California Insurance Commissioner Dave Jones on Thursday released the results of the formal notice he issued last month to all residential property insurers requesting they provide up to 100 percent of contents coverage limits for fire survivors who experienced a total loss and relieve them from the requirement of providing a detailed home inventory.

The insurers that agreed to Jones’ request have 97 percent of the total-loss insurance claims for policyholders who experienced a residential loss.

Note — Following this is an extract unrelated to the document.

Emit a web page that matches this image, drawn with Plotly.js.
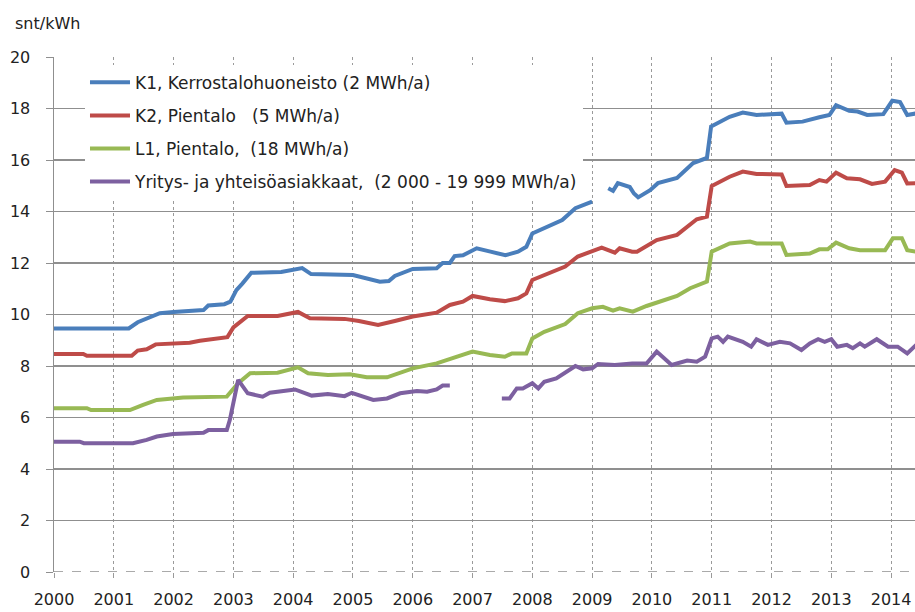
<!DOCTYPE html>
<html>
<head>
<meta charset="utf-8">
<script src="https://cdn.plot.ly/plotly-3.0.1.min.js"></script>
<style>html,body{margin:0;padding:0;background:#fff;}#chart{width:915px;height:612px;}</style>
</head>
<body>
<div id="chart"></div>
<script>
// Series names
const seriesNames = [
  "K1, Kerrostalohuoneisto (2\u00a0MWh/a)",
  "K2, Pientalo \u00a0 (5\u00a0MWh/a)",
  "L1, Pientalo, \u00a0(18\u00a0MWh/a)",
  "Yritys- ja yhteisöasiakkaat, \u00a0(2\u00a0000 - 19\u00a0999\u00a0MWh/a)"
];
const seriesColors = ["#4A7EBB", "#BE4B48", "#98B954", "#7D60A0"];

// K1 (null = gap in data)
const k1Years = [2000.0,2001.25,2001.4,2001.55,2001.77,2002.0,2002.5,2002.58,2002.85,2002.95,2003.05,2003.15,2003.3,2003.8,2004.0,2004.15,2004.3,2004.85,2005.0,2005.45,2005.6,2005.7,2006.0,2006.4,2006.5,2006.62,2006.7,2006.84,2007.07,2007.3,2007.55,2007.76,2007.9,2008.0,2008.2,2008.5,2008.72,2009.0,null,2009.27,2009.35,2009.43,2009.55,2009.63,2009.7,2009.77,2009.97,2010.1,2010.42,2010.69,2010.92,2010.99,2011.3,2011.52,2011.75,2012.17,2012.25,2012.52,2012.8,2012.97,2013.08,2013.3,2013.44,2013.6,2013.87,2014.02,2014.15,2014.27,2014.42];
const k1Values = [9.46,9.46,9.7,9.85,10.05,10.1,10.17,10.35,10.4,10.5,10.95,11.2,11.62,11.65,11.75,11.8,11.57,11.55,11.53,11.27,11.3,11.5,11.77,11.8,12.0,12.0,12.27,12.3,12.57,12.44,12.3,12.44,12.63,13.15,13.35,13.67,14.13,14.38,null,14.9,14.8,15.1,15.0,14.95,14.7,14.55,14.83,15.1,15.3,15.88,16.08,17.3,17.68,17.84,17.75,17.8,17.45,17.49,17.66,17.75,18.13,17.91,17.88,17.75,17.78,18.3,18.25,17.75,17.81];

// K2
const k2Years = [2000.0,2000.49,2000.55,2001.3,2001.4,2001.55,2001.7,2002.27,2002.44,2002.69,2002.9,2003.0,2003.24,2003.74,2004.08,2004.28,2004.86,2005.1,2005.42,2005.7,2006.0,2006.4,2006.62,2006.84,2007.0,2007.29,2007.54,2007.76,2007.9,2008.0,2008.2,2008.55,2008.76,2009.0,2009.16,2009.38,2009.46,2009.67,2009.75,2010.08,2010.42,2010.75,2010.92,2011.0,2011.3,2011.52,2011.75,2012.17,2012.25,2012.64,2012.8,2012.92,2013.08,2013.26,2013.48,2013.68,2013.9,2014.06,2014.18,2014.27,2014.42];
const k2Values = [8.47,8.47,8.4,8.4,8.6,8.65,8.84,8.9,8.98,9.07,9.12,9.5,9.94,9.94,10.1,9.85,9.83,9.75,9.59,9.75,9.92,10.07,10.37,10.5,10.72,10.59,10.52,10.63,10.82,11.34,11.53,11.86,12.25,12.44,12.6,12.4,12.57,12.44,12.44,12.89,13.09,13.7,13.8,14.99,15.35,15.55,15.46,15.44,14.99,15.03,15.22,15.16,15.51,15.29,15.25,15.07,15.16,15.61,15.51,15.09,15.1];

// L1
const l1Years = [2000.0,2000.55,2000.62,2001.27,2001.49,2001.72,2002.16,2002.89,2003.08,2003.28,2003.74,2004.08,2004.25,2004.58,2004.95,2005.23,2005.57,2006.0,2006.4,2006.74,2007.0,2007.29,2007.54,2007.66,2007.9,2008.0,2008.2,2008.55,2008.76,2009.0,2009.18,2009.35,2009.46,2009.68,2009.91,2010.42,2010.64,2010.92,2011.0,2011.3,2011.64,2011.75,2012.17,2012.25,2012.64,2012.8,2012.94,2013.08,2013.3,2013.48,2013.9,2014.03,2014.18,2014.27,2014.42];
const l1Values = [6.36,6.36,6.29,6.29,6.49,6.68,6.78,6.81,7.33,7.72,7.74,7.95,7.72,7.65,7.68,7.56,7.56,7.91,8.1,8.36,8.56,8.43,8.36,8.49,8.49,9.07,9.33,9.63,10.05,10.24,10.3,10.15,10.24,10.11,10.33,10.72,11.02,11.28,12.44,12.76,12.83,12.76,12.76,12.31,12.37,12.53,12.53,12.79,12.57,12.5,12.5,12.96,12.96,12.5,12.44];

// Yritys- ja yhteisöasiakkaat (null = gap in data)
const ytYears = [2000.0,2000.43,2000.5,2001.32,2001.55,2001.72,2001.99,2002.5,2002.58,2002.89,2002.94,2003.08,2003.24,2003.49,2003.61,2003.81,2004.03,2004.31,2004.58,2004.86,2004.98,2005.34,2005.57,2005.79,2006.07,2006.24,2006.4,2006.5,2006.62,null,2007.49,2007.62,2007.74,2007.84,2008.0,2008.1,2008.2,2008.4,2008.72,2008.85,2009.0,2009.1,2009.38,2009.67,2009.91,2010.08,2010.33,2010.59,2010.75,2010.89,2011.0,2011.1,2011.19,2011.27,2011.52,2011.66,2011.75,2011.94,2012.14,2012.31,2012.5,2012.64,2012.78,2012.89,2013.0,2013.1,2013.26,2013.36,2013.48,2013.56,2013.76,2013.95,2014.11,2014.27,2014.42];
const ytValues = [5.06,5.06,5.0,5.0,5.13,5.26,5.36,5.41,5.51,5.51,5.9,7.46,6.94,6.81,6.96,7.04,7.09,6.85,6.91,6.83,6.96,6.68,6.74,6.94,7.03,7.0,7.09,7.24,7.24,null,6.74,6.74,7.13,7.13,7.33,7.13,7.39,7.52,8.0,7.87,7.91,8.08,8.04,8.1,8.1,8.56,8.04,8.21,8.17,8.36,9.07,9.14,8.94,9.14,8.94,8.75,9.04,8.82,8.94,8.88,8.62,8.88,9.04,8.94,9.04,8.75,8.82,8.69,8.88,8.75,9.04,8.75,8.75,8.49,8.82];

// Axis ticks
const xTickVals = [2000,2001,2002,2003,2004,2005,2006,2007,2008,2009,2010,2011,2012,2013,2014];
const xTickText = ["2000","2001","2002","2003","2004","2005","2006","2007","2008","2009","2010","2011","2012","2013","2014"];
const yTickVals = [0,2,4,6,8,10,12,14,16,18,20];
const yUnit = "snt/kWh";

const xs = [k1Years, k2Years, l1Years, ytYears];
const ys = [k1Values, k2Values, l1Values, ytValues];

const traces = xs.map((x, i) => ({
  type: "scatter",
  mode: "lines",
  x: x,
  y: ys[i],
  name: seriesNames[i],
  legendgroup: "g" + i,
  connectgaps: false,
  line: {color: seriesColors[i], width: 4},
  hoverinfo: "skip"
}));

const tickFont = {family: "DejaVu Sans", size: 16, color: "#222"};

const layout = {
  width: 915,
  height: 612,
  margin: {l: 54, r: 0, t: 57, b: 40, pad: 0},
  paper_bgcolor: "#fff",
  plot_bgcolor: "#fff",
  showlegend: true,
  legend: {
    x: 0.036, y: 0.985, xanchor: "left", yanchor: "top",
    bgcolor: "#fff", borderwidth: 0,
    font: {family: "DejaVu Sans", size: 17, color: "#222"},
    tracegroupgap: 8,
    itemwidth: 40
  },
  xaxis: {
    range: [2000, 2014.4],
    tickmode: "array",
    tickvals: xTickVals,
    ticktext: xTickText,
    showgrid: true,
    gridcolor: "#9a9a9a",
    griddash: "dot",
    gridwidth: 1,
    ticks: "outside",
    ticklen: 5,
    tickcolor: "#9a9a9a",
    showline: false,
    zeroline: false,
    tickfont: tickFont,
    ticklabelstandoff: 8,
    fixedrange: true
  },
  yaxis: {
    range: [0, 20],
    tickmode: "array",
    tickvals: yTickVals,
    showgrid: true,
    gridcolor: "#8f8f8f",
    gridwidth: 1.5,
    ticks: "outside",
    ticklen: 7,
    tickcolor: "#8f8f8f",
    showline: true,
    linecolor: "#8f8f8f",
    linewidth: 1.5,
    zeroline: false,
    tickfont: tickFont,
    ticklabelstandoff: 12,
    fixedrange: true
  },
  shapes: [
    {type: "line", xref: "paper", yref: "y", x0: 0.002, x1: 1, y0: 0, y1: 0, line: {color: "#fff", width: 3}, layer: "above"},
    {type: "line", xref: "paper", yref: "y", x0: 0, x1: 1, y0: 0, y1: 0, line: {color: "#8f8f8f", width: 1.5, dash: "dash"}, layer: "above"}
  ],
  annotations: [
    {text: yUnit, xref: "paper", yref: "paper", x: -0.048, y: 1.065, xanchor: "left", yanchor: "middle", showarrow: false, font: {family: "DejaVu Sans", size: 16, color: "#222"}}
  ]
};

Plotly.newPlot("chart", traces, layout, {displayModeBar: false, staticPlot: true});
</script>
</body>
</html>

These insurers have agreed to increase their contents payments beyond the 25 percent they already agreed to in response to Jones’ prior notice, which asked insurers to expedite claims payments, according to the California Department of Insurance.

Insurers have also agreed Jones’ request to make payments without an inventory ranging from 50 percent up to 100 percent of contents coverage limits, with many insurers agreeing to at least 75 percent or even 100 percent, according to the CDI.

The insurers with total loss claims that have so far agreed to waive the inventory for a percentage of contents coverage based upon the Jones’ request are:

A firefighter walks near a home in Santa Rosa, Calif., Monday, Oct. 9, 2017. Wildfires whipped by powerful winds swept through Northern California sending residents on a headlong flight to safety through smoke and flames as homes burned. (AP Photo/Jeff Chiu)

State Farm Group; Farmers Group (including Foremost); CSAA, Liberty Mutual/Safeco; Allied/Nationwide; USAA; Travelers; Allstate (including Encompass); Hartford; California Capital; Homesite; Chubb; Auto Club of Southern California; American Modern; Aegis Security; National General; Mercury; AIG; Ameriprise; QBE; FAIR Plan; TOPA; Universal North American Ins; First American Title; Western Mutual; Wawanesa; Stillwater Insurance; Horace Mann; Amica; MAPFRE; and Kemper.

“Many insurers have stepped up to do the right thing for policyholders by agreeing to my request and eliminating more red tape from the claim process,” Jones said in a statement. “Increasing personal property payments for fire survivors who suffered a total loss is an important step in easing survivors’ overwhelming burden and helping them move forward by eliminating or reducing the arduous burden of trying to create a detailed home inventory for every piece of personal property they owned and lost to the fire.”